Last week, the TES, the leading UK teachers’ magazine, ran a number of fascinating pieces on the “EBC”, the proposed successor to the GCSE – the exam taken by English children at the age of 16. The basic point is that the Department for Education has come up with a plan for a new qualification that is causing grave concern within Ofqual, as has been made public, as well as among school leaders, inspectors and its own civil servants.
When the plan to reform GCSEs was originally leaked to the Daily Mail, it contained the claim that the new GCSE would only be for the brightest three-quarters of children. I wrote at the time that this would be problematic. The Lib Dems insist this aspect of the plan has gone. Some rightwingers appear to hold the opposite impression.

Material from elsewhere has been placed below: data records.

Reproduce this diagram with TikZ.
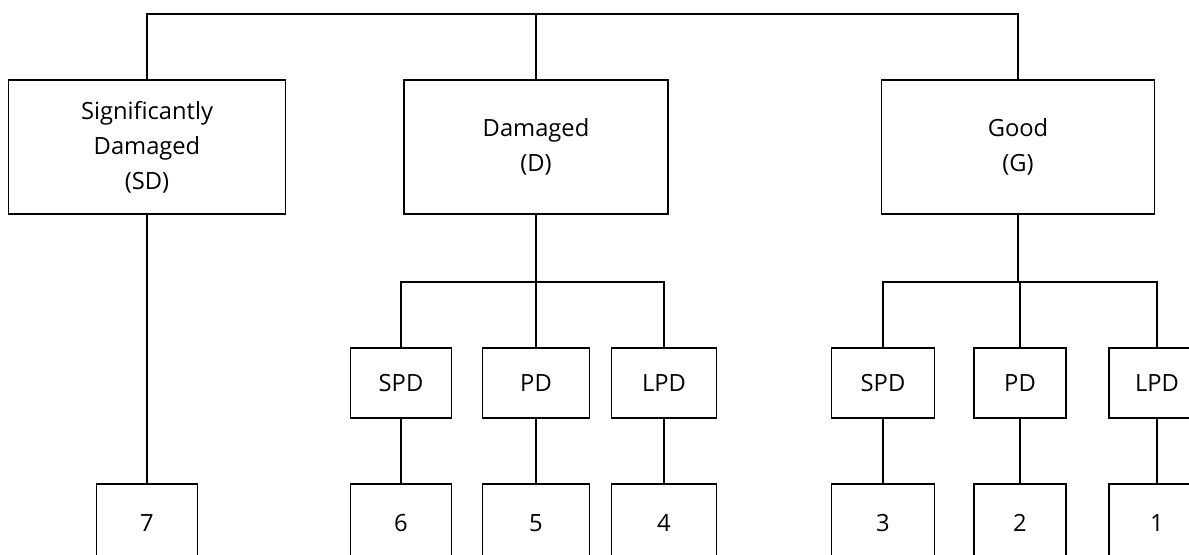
\documentclass[tikz,border=0pt]{standalone}
\usepackage{fontspec}
\setmainfont{Open Sans}
\pgfdeclarelayer{edgelayer}
\pgfdeclarelayer{nodelayer}
\pgfsetlayers{edgelayer,nodelayer,main}
\tikzstyle{none}=[inner sep=0pt]
\tikzstyle{box}=[draw=black,line width=0.9pt,fill=white,align=center,inner sep=2pt,font=\fontsize{13.5}{20}\selectfont]
\tikzstyle{top_box}=[box,minimum height=134*0.02cm]
\tikzstyle{mid_box}=[box,minimum height=70*0.02cm]
\tikzstyle{leaf_box}=[box,minimum height=78*0.02cm]
\tikzstyle{link}=[draw=black,line width=0.9pt]

\begin{document}
\begin{tikzpicture}[x=0.02cm,y=-0.02cm]
	\useasboundingbox (0,0) rectangle (1189,554);
	\clip (0,0) rectangle (1189,554);
	\begin{pgfonlayer}{nodelayer}
		\node [style={top_box},minimum width=277*0.02cm] (0) at (147, 147) {Significantly\\Damaged\\(SD)};
		\node [style={top_box},minimum width=264*0.02cm] (1) at (536, 147) {Damaged\\(D)};
		\node [style={top_box},minimum width=273*0.02cm] (2) at (1018, 147) {Good\\(G)};
		\node [style={mid_box},minimum width=101*0.02cm] (3) at (401, 383) {SPD};
		\node [style={mid_box},minimum width=107*0.02cm] (4) at (536, 383) {PD};
		\node [style={mid_box},minimum width=105*0.02cm] (5) at (664, 383) {LPD};
		\node [style={mid_box},minimum width=103*0.02cm] (6) at (883, 383) {SPD};
		\node [style={mid_box},minimum width=92*0.02cm] (7) at (1020, 383) {PD};
		\node [style={mid_box},minimum width=96*0.02cm] (8) at (1157, 383) {LPD};
		\node [style={leaf_box},minimum width=101*0.02cm] (9) at (147, 523) {7};
		\node [style={leaf_box},minimum width=101*0.02cm] (10) at (401, 523) {6};
		\node [style={leaf_box},minimum width=107*0.02cm] (11) at (536, 523) {5};
		\node [style={leaf_box},minimum width=105*0.02cm] (12) at (664, 523) {4};
		\node [style={leaf_box},minimum width=103*0.02cm] (13) at (883, 523) {3};
		\node [style={leaf_box},minimum width=92*0.02cm] (14) at (1020, 523) {2};
		\node [style={leaf_box},minimum width=96*0.02cm] (15) at (1157, 523) {1};
		\coordinate (16) at (536, 14);
		\coordinate (17) at (536, 282);
		\coordinate (18) at (1018, 282);
	\end{pgfonlayer}
	\begin{pgfonlayer}{edgelayer}
		\draw [style=link] (0.north) |- (16) -| (2.north);
		\draw [style=link] (1) -- (16);
		\draw [style=link] (0) -- (9);
		\draw [style=link] (1) -- (17);
		\draw [style=link] (3.north) |- (17) -| (5.north);
		\draw [style=link] (4) -- (17);
		\draw [style=link] (2) -- (18);
		\draw [style=link] (6.north) |- (18) -| (8.north);
		\draw [style=link] (7.north) |- (18);
		\draw [style=link] (3) -- (10);
		\draw [style=link] (4) -- (11);
		\draw [style=link] (5) -- (12);
		\draw [style=link] (6) -- (13);
		\draw [style=link] (7) -- (14);
		\draw [style=link] (8) -- (15);
	\end{pgfonlayer}
\end{tikzpicture}
\end{document}
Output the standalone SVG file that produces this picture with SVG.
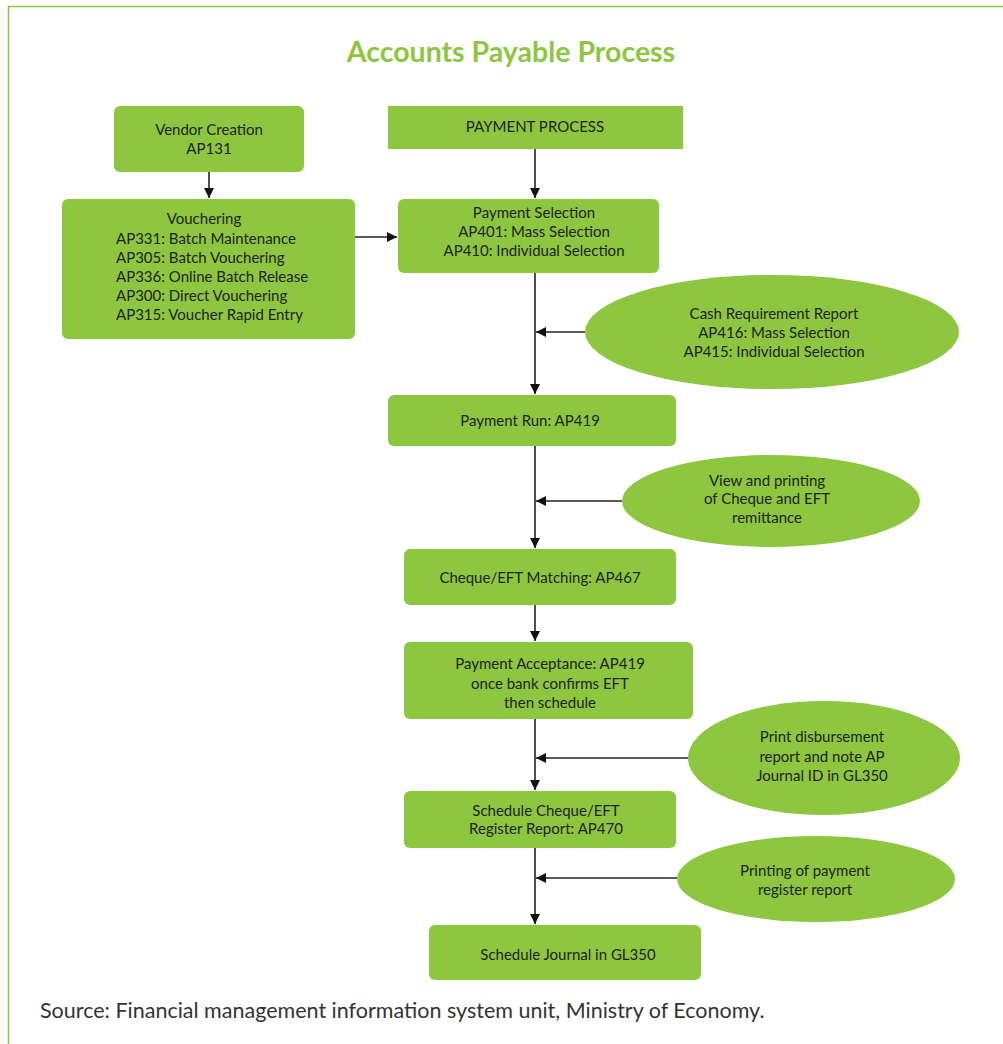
<svg xmlns="http://www.w3.org/2000/svg" width="1003" height="1044" viewBox="0 0 1003 1044">
<defs>
<style>
.box{fill:#8dc63f}
.t{font-family:Lato,"Open Sans",sans-serif;font-size:15px;fill:#222;text-anchor:middle}
.tl{font-family:Lato,"Open Sans",sans-serif;font-size:15px;fill:#222}
.c{stroke:#222;stroke-width:1.6;fill:none}
</style>
<marker id="ah" viewBox="0 0 10 10" refX="10" refY="5" markerWidth="10" markerHeight="10" markerUnits="userSpaceOnUse" orient="auto">
<path d="M0,0 L10,5 L0,10 z" fill="#111"/>
</marker>
</defs>
<rect width="1003" height="1044" fill="#fff"/>
<path d="M8.5,1044 V6.5 H1003" stroke="#8dc63f" stroke-width="1.5" fill="none"/>
<text x="511" y="62" font-family="Lato,'Open Sans',sans-serif" font-size="28.5" font-weight="bold" fill="#8dc63f" text-anchor="middle">Accounts Payable Process</text>

<g id="connectors">
<line class="c" x1="209" y1="172" x2="209" y2="198" marker-end="url(#ah)"/>
<line class="c" x1="355" y1="237" x2="397" y2="237" marker-end="url(#ah)"/>
<line class="c" x1="535" y1="149" x2="535" y2="198" marker-end="url(#ah)"/>
<line class="c" x1="535" y1="273" x2="535" y2="394" marker-end="url(#ah)"/>
<line class="c" x1="585" y1="332" x2="536" y2="332" marker-end="url(#ah)"/>
<line class="c" x1="535" y1="446" x2="535" y2="548" marker-end="url(#ah)"/>
<line class="c" x1="622" y1="501" x2="536" y2="501" marker-end="url(#ah)"/>
<line class="c" x1="535" y1="605" x2="535" y2="641" marker-end="url(#ah)"/>
<line class="c" x1="535" y1="719" x2="535" y2="790" marker-end="url(#ah)"/>
<line class="c" x1="688" y1="758" x2="536" y2="758" marker-end="url(#ah)"/>
<line class="c" x1="535" y1="848" x2="535" y2="924" marker-end="url(#ah)"/>
<line class="c" x1="677" y1="878" x2="536" y2="878" marker-end="url(#ah)"/>
</g>

<g id="vendor">
<rect class="box" x="114" y="106" width="190" height="66" rx="6"/>
<text class="t" x="209" y="135">Vendor Creation</text>
<text class="t" x="209" y="154">AP131</text>
</g>
<g id="payment-process">
<rect class="box" x="388" y="106" width="295" height="43"/>
<text class="t" x="535" y="132">PAYMENT PROCESS</text>
</g>
<g id="vouchering">
<rect class="box" x="62" y="199" width="293" height="140" rx="6"/>
<text class="t" x="204" y="224">Vouchering</text>
<text class="tl" x="116" y="244">AP331: Batch Maintenance</text>
<text class="tl" x="116" y="263">AP305: Batch Vouchering</text>
<text class="tl" x="116" y="282">AP336: Online Batch Release</text>
<text class="tl" x="116" y="301">AP300: Direct Vouchering</text>
<text class="tl" x="116" y="320">AP315: Voucher Rapid Entry</text>
</g>
<g id="payment-selection">
<rect class="box" x="398" y="199" width="261" height="74" rx="6"/>
<text class="t" x="534" y="218">Payment Selection</text>
<text class="t" x="534" y="237">AP401: Mass Selection</text>
<text class="t" x="534" y="256">AP410: Individual Selection</text>
</g>
<g id="cash-requirement">
<ellipse class="box" cx="772" cy="332" rx="187" ry="57"/>
<text class="t" x="774" y="319">Cash Requirement Report</text>
<text class="t" x="774" y="338">AP416: Mass Selection</text>
<text class="t" x="774" y="357">AP415: Individual Selection</text>
</g>
<g id="payment-run">
<rect class="box" x="388" y="395" width="288" height="51" rx="6"/>
<text class="t" x="530" y="426">Payment Run: AP419</text>
</g>
<g id="view-printing">
<ellipse class="box" cx="771" cy="501" rx="149" ry="46"/>
<text class="t" x="767" y="486">View and printing</text>
<text class="t" x="767" y="504">of Cheque and EFT</text>
<text class="t" x="767" y="523">remittance</text>
</g>
<g id="cheque-matching">
<rect class="box" x="404" y="549" width="272" height="56" rx="6"/>
<text class="t" x="540" y="583">Cheque/EFT Matching: AP467</text>
</g>
<g id="payment-acceptance">
<rect class="box" x="404" y="642" width="289" height="77" rx="6"/>
<text class="t" x="550" y="669">Payment Acceptance: AP419</text>
<text class="t" x="550" y="689">once bank confirms EFT</text>
<text class="t" x="550" y="708">then schedule</text>
</g>
<g id="print-disbursement">
<ellipse class="box" cx="824" cy="758" rx="136" ry="57"/>
<text class="t" x="822" y="742">Print disbursement</text>
<text class="t" x="822" y="762">report and note AP</text>
<text class="t" x="822" y="781">Journal ID in GL350</text>
</g>
<g id="schedule-register">
<rect class="box" x="404" y="791" width="272" height="57" rx="6"/>
<text class="t" x="546" y="816">Schedule Cheque/EFT</text>
<text class="t" x="546" y="834">Register Report: AP470</text>
</g>
<g id="printing-register">
<ellipse class="box" cx="816" cy="879" rx="139" ry="43"/>
<text class="t" x="805" y="876">Printing of payment</text>
<text class="t" x="805" y="895">register report</text>
</g>
<g id="schedule-journal">
<rect class="box" x="429" y="925" width="272" height="55" rx="6"/>
<text class="t" x="568" y="960">Schedule Journal in GL350</text>
</g>
<text x="40" y="1018" font-family="Lato,'Open Sans',sans-serif" font-size="21.5" fill="#333">Source: Financial management information system unit, Ministry of Economy.</text>
</svg>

For their part, DfE officials are working under the assumption that children will need to know more to reach the lowest passing grade on the new qualification. But they also assume children will respond to the exam changes by learning more, so no more children will fail. This is, it is fair to say, an assumption resting on a rather thin evidence base.
Would it matter if this were to be wrong, and children were to leave with no qualifications, rather than getting an F or a G? After all, it is certainly true that an F or a G gives a pupil very little labour market benefit. For pupils themselves, these lower grades primarily act as a guide to how much further they have to go.

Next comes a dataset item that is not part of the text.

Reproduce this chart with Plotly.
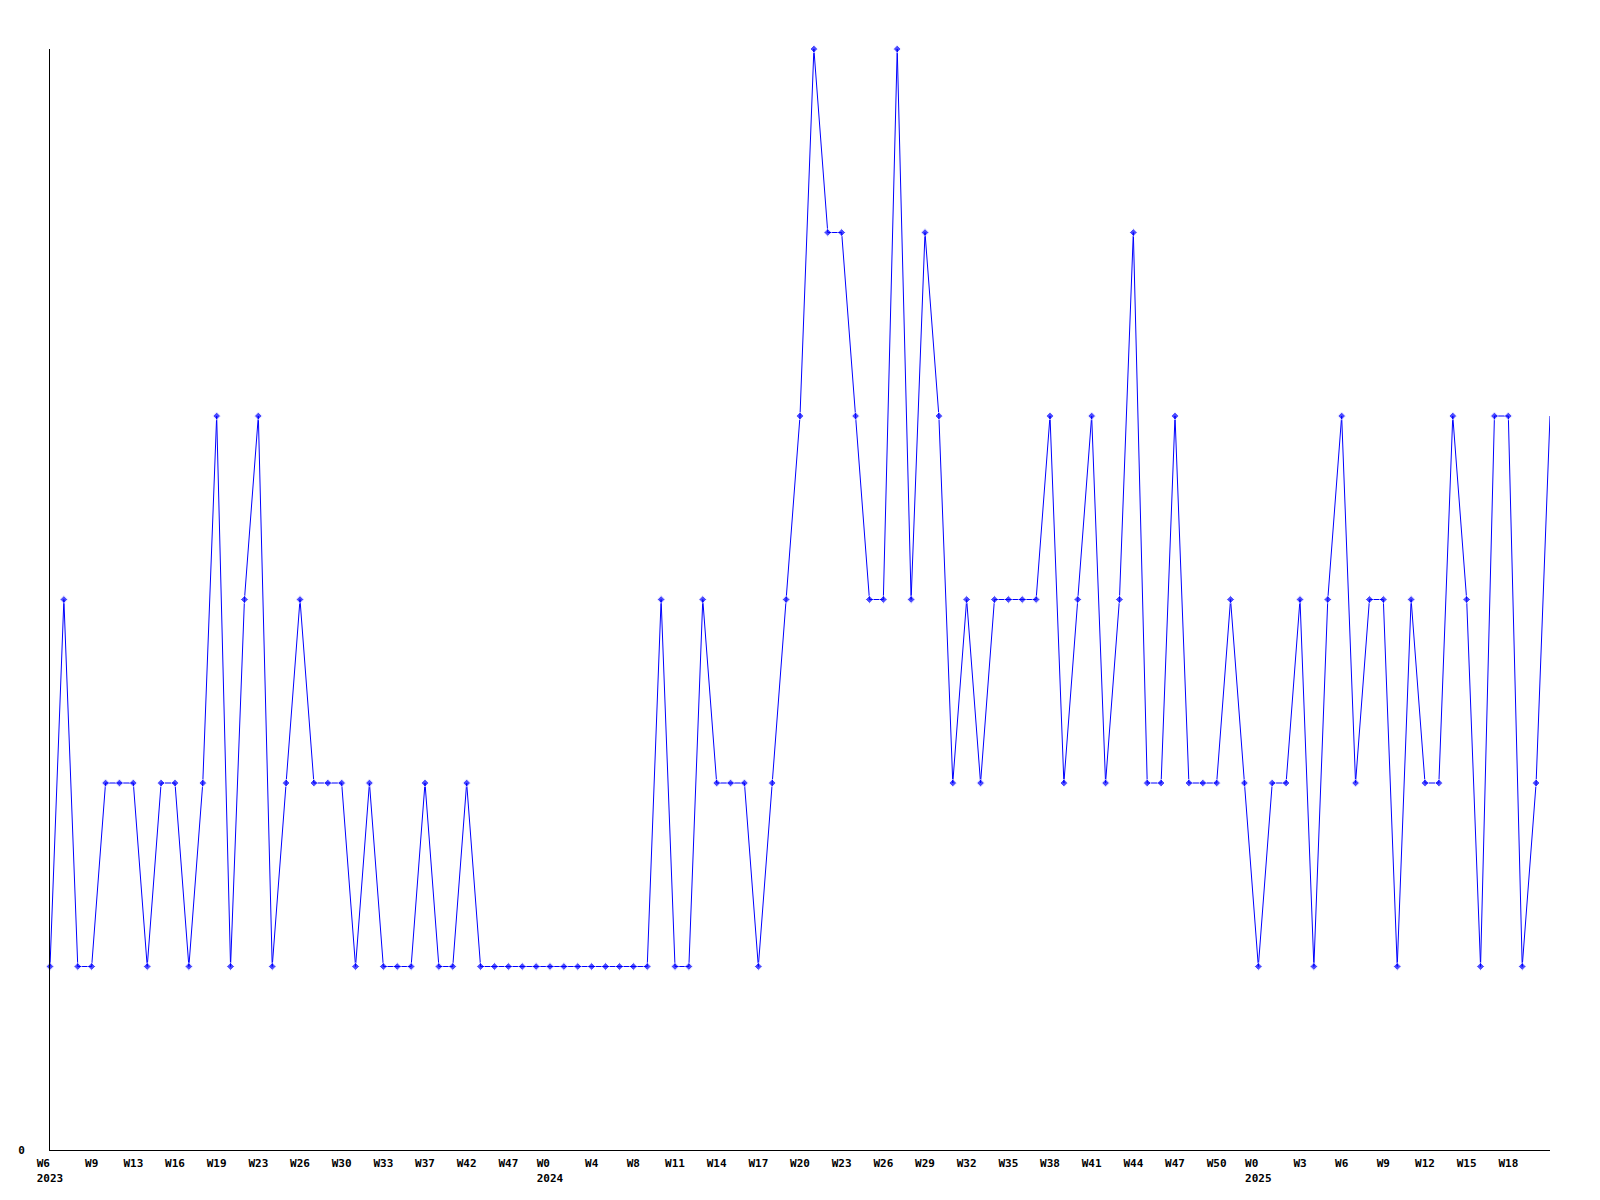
import plotly.graph_objects as go

# Values per point (109 weekly-ish samples)
values = [
    1, 3, 1, 1, 2, 2, 2, 1, 2, 2, 1, 2, 4, 1, 3, 4, 1, 2, 3, 2, 2,
    2, 1, 2, 1, 1, 1, 2, 1, 1, 2, 1,
    1, 1, 1, 1, 1, 1, 1, 1, 1, 1, 1, 1,
    3, 1, 1, 3, 2, 2, 2, 1, 2, 3, 4, 6, 5, 5, 4, 3, 3, 6, 3, 5,
    4, 2, 3, 2, 3, 3, 3, 3, 4, 2, 3, 4, 2, 3, 5, 2, 2, 4, 2, 2, 2, 3, 2, 1,
    2, 2, 3, 1, 3, 4, 2, 3, 3, 1, 3, 2, 2, 4, 3, 1, 4, 4, 1, 2, 4,
]

# Tick labels (one every 3 points)
week_labels = [
    "W6", "W9", "W13", "W16", "W19", "W23", "W26", "W30", "W33", "W37", "W42", "W47",
    "W0", "W4", "W8", "W11", "W14", "W17", "W20", "W23", "W26", "W29", "W32", "W35",
    "W38", "W41", "W44", "W47", "W50",
    "W0", "W3", "W6", "W9", "W12", "W15", "W18",
]
year_labels = {0: "2023", 12: "2024", 29: "2025"}

x = list(range(len(values)))
tickvals = [i * 3 for i in range(len(week_labels))]
ticktext = []
for i, w in enumerate(week_labels):
    if i in year_labels:
        pad = "\u00a0" * (len(year_labels[i]) - len(w))
        ticktext.append(w + pad + "<br>" + year_labels[i])
    else:
        ticktext.append(w)

marker_sizes = [6] * (len(values) - 1) + [0]

fig = go.Figure()
fig.add_trace(go.Scatter(
    x=x, y=values, mode="lines+markers",
    line=dict(color="#0000ff", width=1),
    marker=dict(symbol="diamond", size=marker_sizes, color="#0000ff"),
    cliponaxis=False,
    hoverinfo="x+y",
))

mono = dict(family="DejaVu Sans Mono", size=11, color="#000000", weight="bold")

# page body adds an 8px margin around the figure
fig.update_layout(
    width=1584, height=1184,
    margin=dict(l=42, r=42, t=41, b=42, autoexpand=False),
    paper_bgcolor="#ffffff", plot_bgcolor="#ffffff",
    showlegend=False,
    font=mono,
    xaxis=dict(
        range=[0, len(values) - 1],
        tickmode="array", tickvals=tickvals, ticktext=ticktext,
        showgrid=False, zeroline=False,
        showline=True, linecolor="#000000", linewidth=1,
        ticks="", ticklabelstandoff=3,
        tickfont=mono, automargin=False,
        fixedrange=True,
    ),
    yaxis=dict(
        range=[0, 6],
        tickmode="array", tickvals=[0], ticktext=["0"],
        showgrid=False, zeroline=False,
        showline=True, linecolor="#000000", linewidth=1,
        ticks="", ticklabelstandoff=22,
        tickfont=mono, automargin=False,
        fixedrange=True,
    ),
)

fig.write_html("out.html")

But the main benefit of awarding Fs and Gs at GCSE is to the school system. They mean that schools do not strong incentives to pick weaker pupils out for other, easier exams. And keeping such students on the GCSE track means they have some chance of getting a C or better, even if teachers misread their ability early on.
If you reform the system such that the exam does not measure the ability of more children, this important benefit will, one way or another, be eroded. And who will be affected? Once again, it is the children in the poorest neighbourhoods.

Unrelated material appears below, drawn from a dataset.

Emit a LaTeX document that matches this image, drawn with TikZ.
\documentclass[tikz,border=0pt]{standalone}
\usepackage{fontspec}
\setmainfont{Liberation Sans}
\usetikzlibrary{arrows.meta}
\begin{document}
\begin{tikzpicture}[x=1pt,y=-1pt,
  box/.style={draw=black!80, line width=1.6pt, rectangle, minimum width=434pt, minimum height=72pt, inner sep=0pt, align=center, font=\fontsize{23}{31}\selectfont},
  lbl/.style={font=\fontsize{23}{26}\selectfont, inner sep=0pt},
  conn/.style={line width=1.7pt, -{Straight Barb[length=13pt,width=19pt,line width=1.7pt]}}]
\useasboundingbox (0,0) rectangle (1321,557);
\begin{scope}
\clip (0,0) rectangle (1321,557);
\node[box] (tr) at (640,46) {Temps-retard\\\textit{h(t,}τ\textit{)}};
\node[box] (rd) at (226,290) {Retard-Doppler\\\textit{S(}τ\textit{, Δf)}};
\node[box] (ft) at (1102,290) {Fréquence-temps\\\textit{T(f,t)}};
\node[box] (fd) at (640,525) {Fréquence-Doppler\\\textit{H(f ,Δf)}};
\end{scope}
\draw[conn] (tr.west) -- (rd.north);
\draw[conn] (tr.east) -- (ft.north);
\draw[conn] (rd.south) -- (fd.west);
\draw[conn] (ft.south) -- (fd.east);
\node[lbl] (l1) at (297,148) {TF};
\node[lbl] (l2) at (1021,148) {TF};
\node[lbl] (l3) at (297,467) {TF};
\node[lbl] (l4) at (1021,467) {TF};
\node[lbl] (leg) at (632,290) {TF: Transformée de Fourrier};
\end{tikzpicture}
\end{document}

To illustrate this, this graph describes an exam system that works on the basis that 95 per cent of people will get some kind of passing grade – however low. I have used the average GCSE grade for each child in a mainstream state school as a proxy for their overall academic ability, and assumed that the five per cent with the lowest grades would fail under the new system. This is a bit rough ‘n’ ready, but is good enough for our purposes.
So what happens if a given exam excluded the bottom 5 per cent of children on this measure from some notional new examination? How many fail and so get “excluded” from measurement? You can see that a child in the poorest neighbourhoods has a 10 per cent chance of being in this band – twice the national average.
I have added a second band: “at risk”. This takes in the next 10 per cent of children, too. Schools might – wrongly – guess they will be below the line. Again, this line skews poor.